In selective classification, a classifier has the option of rejecting the input and abstaining from predicting. The idea is reject rarely while achieving high classification accuracy. This is multi-objective optimization, so the concept of a Pareto frontier arises, known as the risk-coverage curve in this context.
This can be formalized as follows: a selective classifier is a pair $(h, g)$ of functions $g: X \to \{ 0, 1 \}$ and $h: X \to Y$, where $g$ indicates whether or not to reject the input and $h$ is the classification rule if the input is accepted, \[
(h, g) (x) = \begin{cases} \mathrm{reject} & \mathrm{if}\; g (x) = 0, \\ h (x) & \mathrm{otherwise} \end{cases}.

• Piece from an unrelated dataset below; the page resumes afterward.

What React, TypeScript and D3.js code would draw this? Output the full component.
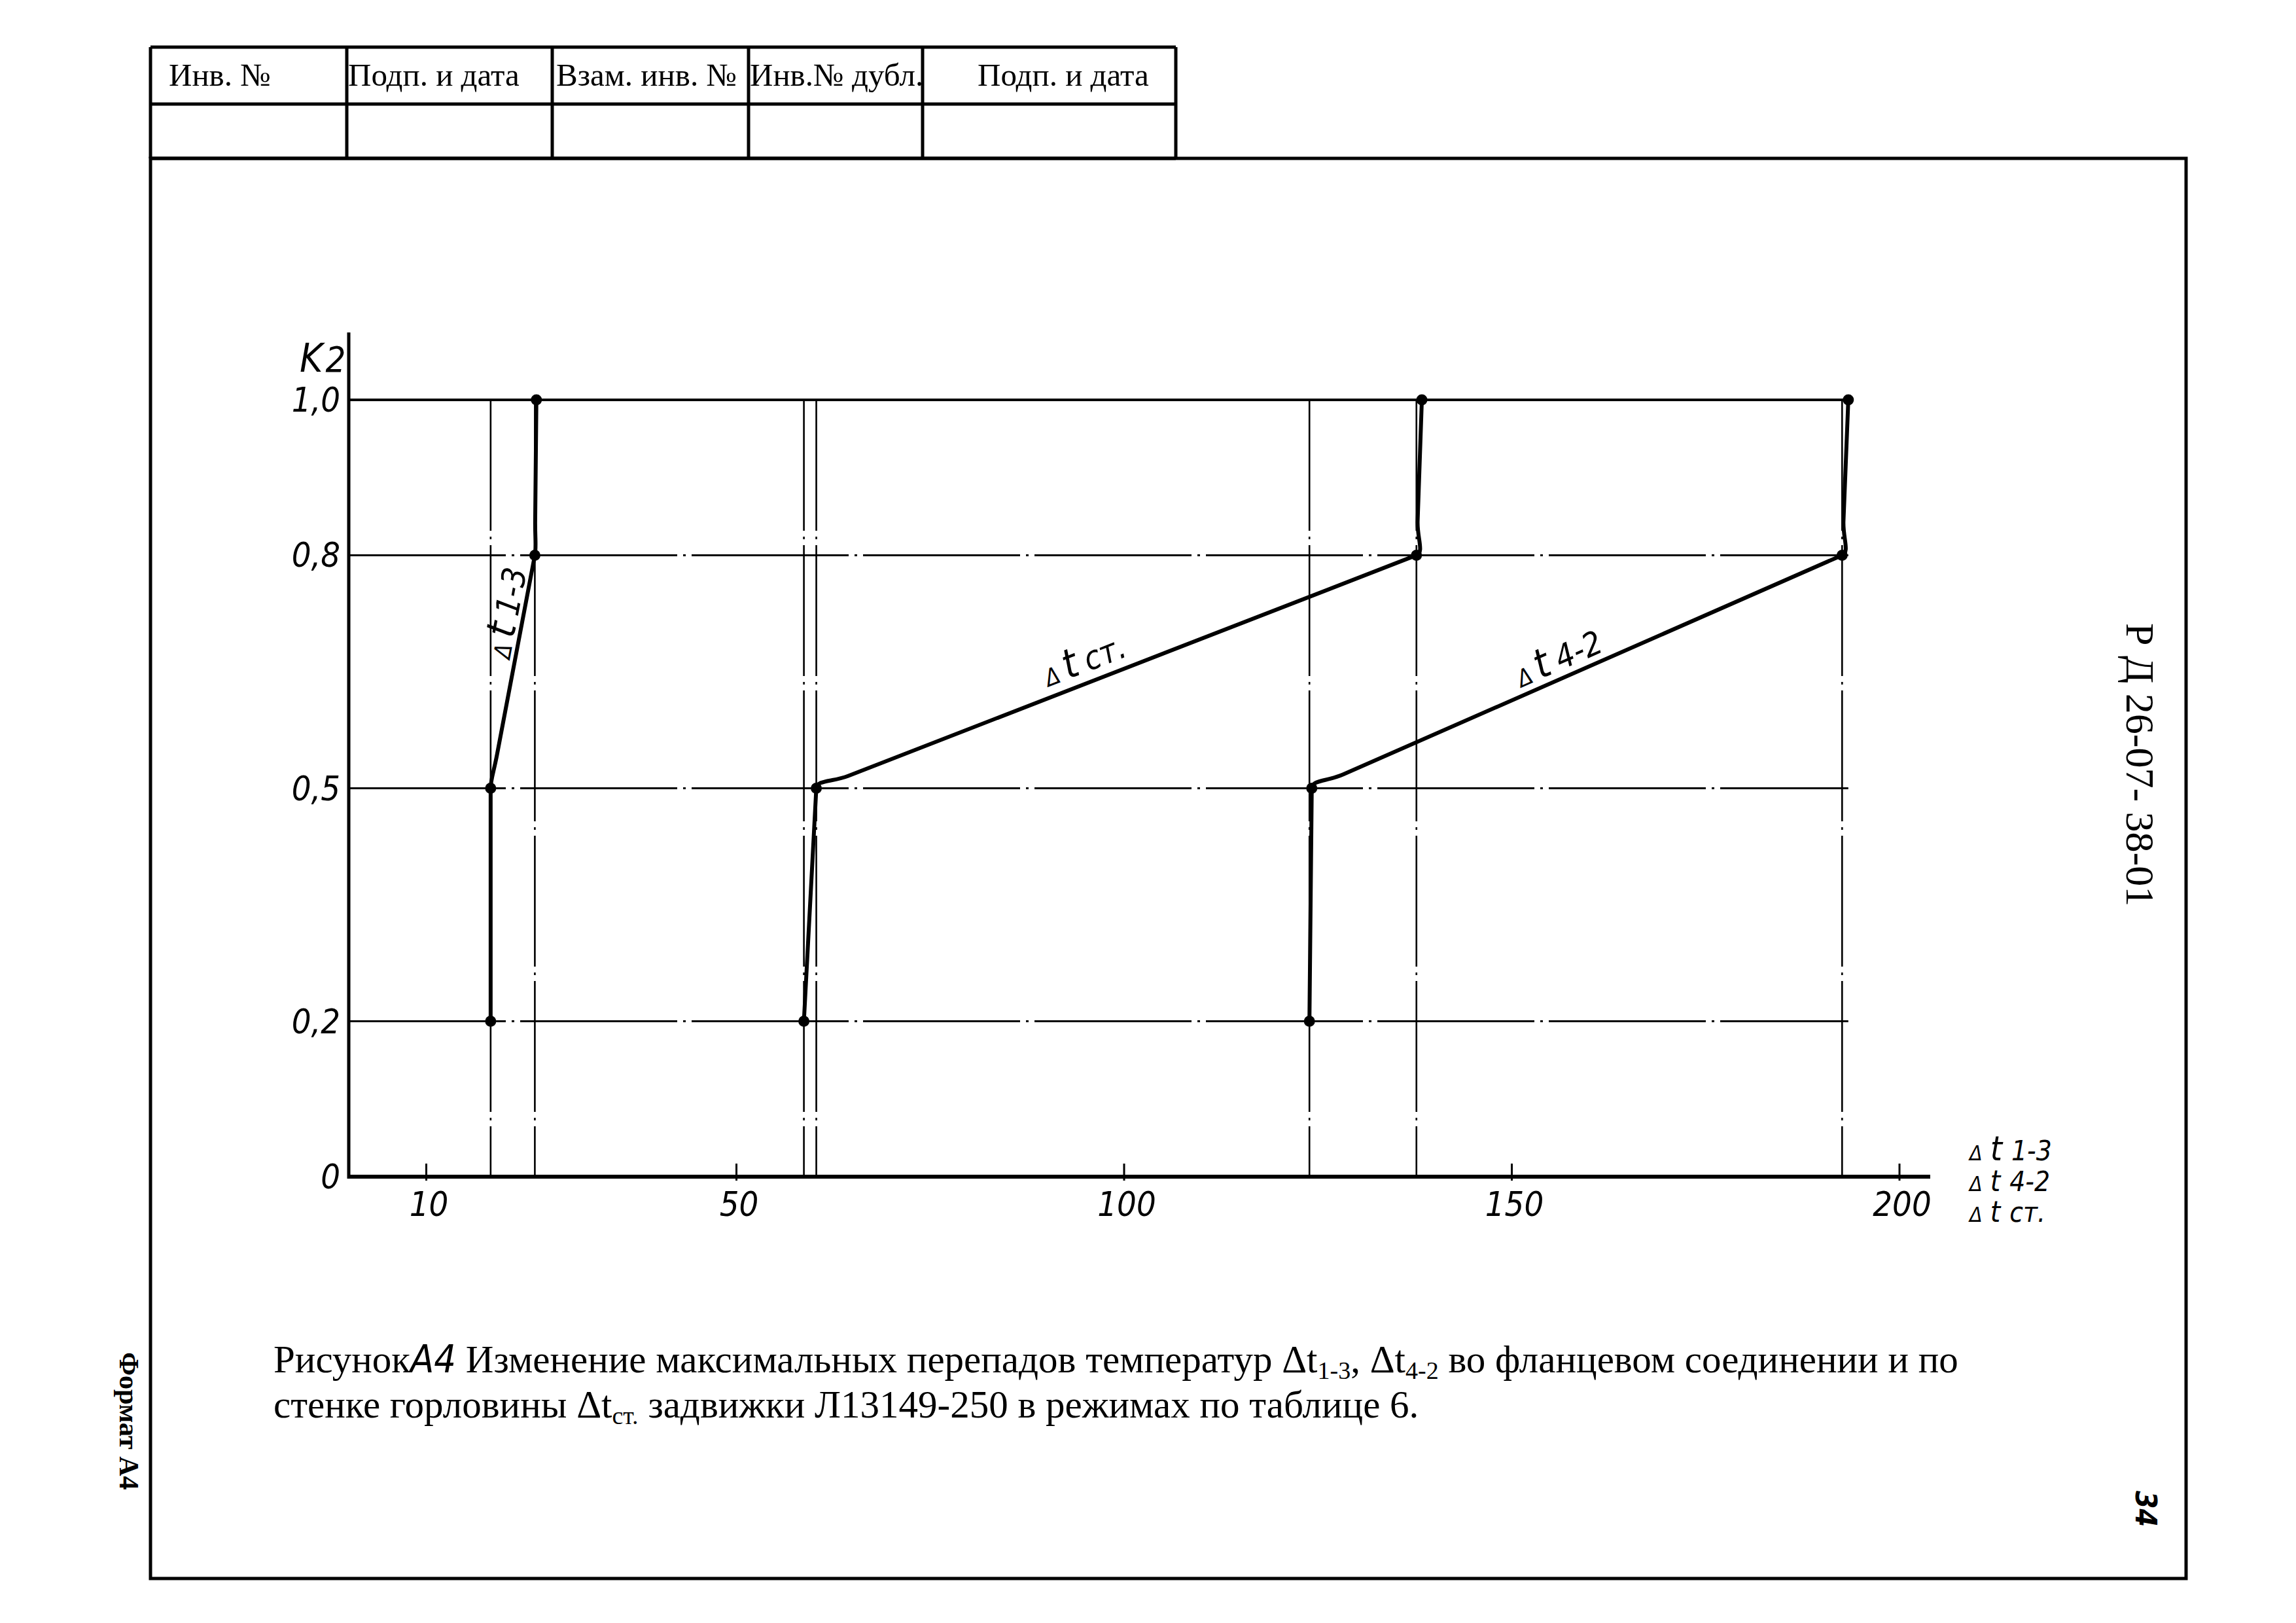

\] The hypotheses $h$ come from a set $\mathcal{H}$; the paper is less clear on what set we are competing with for $g$, but they end up with a weaker notion of optimality so it doesn't matter. The features $X$ and labels $Y = \{ 0, 1 \}$ are jointly distributed according to $D$. In the passive batch setting, somebody hands us a bag of data sampled i.i.d. from $D$ and a rejection budget $b$, and then we have to produce a pair $(h, g)$ which is ideally near the Pareto frontier, \[
\begin{aligned}
\mathop{\operatorname{arg\,min\,}}\limits_{h \in \mathcal{H}} \mathbb{E}_{(x, y) \sim D}&[ 1_{g (x) = 1} 1_{h (x) \neq y}] \\
&\mathrm{s.t.} \\
E_{(x ,y) \sim D}&[1_{g (x) = 1}] \leq b.
\end{aligned}
\] This is really hard so El-Yaniv and Wiener consider a different problem. Let $h^* = \mathop{\operatorname{arg\,min\,}}_{h \in \mathcal{H}} \mathbb{E}_{(x, y) \sim D}[ 1_{h (x) \neq y}]$ be an optimal classifier. A pair $(h, g)$ is called a weakly optimal if \[
\mathbb{E}_{(x, y) \sim D}[ 1_{g (x) = 1} 1_{h (x) \neq y}] \leq \mathbb{E}_{(x, y) \sim D}[ 1_{g (x) = 1} 1_{h^* (x) \neq y}],
\] i.e., in the region of the input space where the selective classifier accepts, it does at least as well as an optimal hypothesis. This is not as good as the being on the Pareto frontier, but it's better than a sharp stick in the eye!
Now for the nifty part. The authors show that a weakly optimal selective classifier can (with high probability) be constructed as follows. Let $\tilde h$ be the minimizer of empirical risk $R (h)$, and define the empirically disagreeing hypothesis at $x$ via \[
h'_x \doteq \mathop{\operatorname{arg\,min\,}}\limits_{\substack{h \in \mathcal{H}, h (x) \neq \tilde h (x)}} R (h).
\] Then the disbelief index is the difference in empirical risk $R (h'_x) - R (\tilde h)$, and the selective classifier $(g, \tilde h)$ defined by \[
g (x) = 0 \iff R (\tilde h_x) - R (\tilde h) \leq \Delta
\] is weakly optimal, where $\Delta$ is a function of the training set size, VC dimension of $\mathcal{H}$, and probability bound $\delta$. In other words, refuse to classify the input if it is not empirically expensive to disagree with the empirical minimizer at the current input, otherwise classify according to the empirical minimizer.
If this looks familiar, it's because the disbelief index is the same quantity that arises in AALwC when deciding the probability of querying the label. This establishes a pleasant correspondence between ``asking for the label'' when training and ``refusing to predict'' when testing.
It also indicates that Vowpal Wabbit can easily be used as a selective classifier, since it already computes a fast approximation to the disbelief index for active learning purposes.